Pakistani Military: Terror ‘Threat from India Is Perpetual’ in Afghanistan

A Pakistani protester of the Tehreek-i-Labaik Yah Rasool Allah Pakistan religious group throws a tear gas shell back towards police during a clash in Islamabad on November 25
AFP/File Aamir Qureshi

A top Pakistani military spokesman accused India of fueling terrorism “using Afghan soil” in an interview published Sunday, citing alleged Indian spy Kulbhushan Jadhav, currently in Islamabad’s custody, as an example.

Authorities arrested Jadhav in Balochistan, Pakistan’s largest province, on spying charges.

Pakistan has long accused India of supporting sectarian and separatist militants in its restive Balochistan province, namely the Baloch Liberation Army (BLA), but some members of the group who have been fighting Islamabad in a bid for independence have denied the allegations.

Balochistan is a region that covers Pakistan, Afghanistan, and Iran. It makes up Pakistan’s largest province.

In an exclusive interview with Gulf News, Maj. Gen. Asif Ghafoor, the head of the Pakistani military’s media wing, declared:

[The] threat from India is perpetual. India is not only challenging Pakistan conventionally along our eastern borders but is busy in fomenting unrest through terrorism using Afghan soil … we are not having any let-up in safeguarding against Indian threat.

The generals’ comments came in response to Gulf News asking about the “biggest threat” facing Pakistan and whether or not the country’s army remains “India focused.”

Gen.

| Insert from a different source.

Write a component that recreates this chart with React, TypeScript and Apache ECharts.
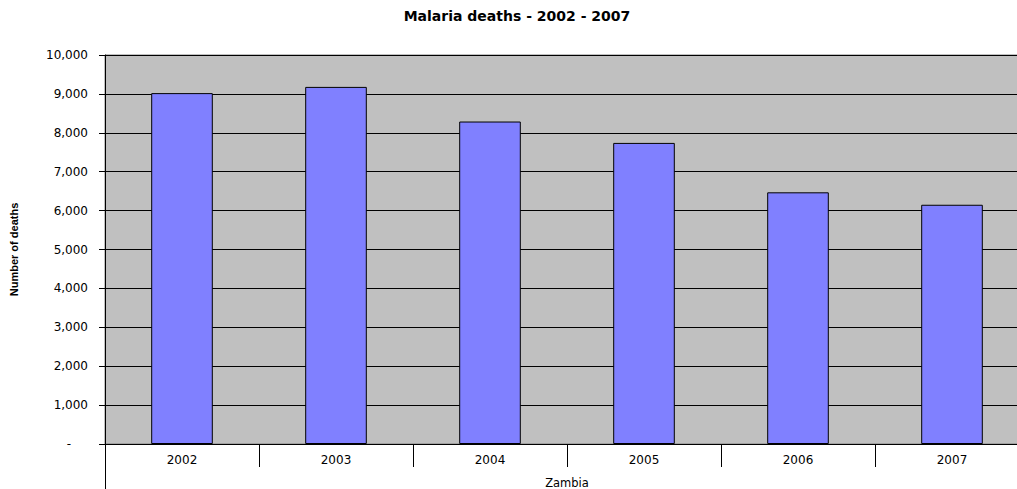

Ghafoor identified tension with India and instability in Afghanistan as Pakistan’s “biggest challenges.” Tensions between nuclear-armed India and Pakistan have escalated in recent days over a diplomatic dispute.

The rivaling nations are fighting a proxy war over control of the Muslim-majority region of Kashmir where cross-border shellings have reportedly increased.

“We will not only secure India internally but can also cross-border, if needed, to protect the nation,” reportedly declared Indian Home Minister Rajnath Singh.

Meanwhile, India’s growing influence in Afghanistan threatens Pakistan, according to various analysts, including the Council on Foreign Relations (CFR).

New Delhi has provided hundreds of millions in assistance to Afghanistan.

When announcing his Afghanistan war strategy in August 2017, U.S. President Donald Trump praised India’s support for the war-devastated country while condemning Pakistan for supporting terrorists in the region.

As America’s relation with Pakistan continues to deteriorate, U.S.-India ties appear to be flourishing.

Gen. Ghafoor declared that normalizing India-Pakistan relations is only possible after resolving the Kashmir issue.

The top general told Gulf News:

For normalized Indo-Pak relationship, all issues including the core issue of Kashmir between the two nuclear countries need to be resolved. India needs to behave like a responsible country, stop atrocities on both sides of the LOC [Line of Control] and also discontinue interference inside Pakistan through state-sponsored terrorism.

Pakistan, its ally China, and their rival India all have competing claims to the Muslim-majority Himalayan region of Kashmir.

The LOC separates the Indian and Pakistani-held Kashmir territories

While India accuses Pakistan of supporting jihadists in Kashmir, Islamabad accuses New Delhi of backing separatists in the region.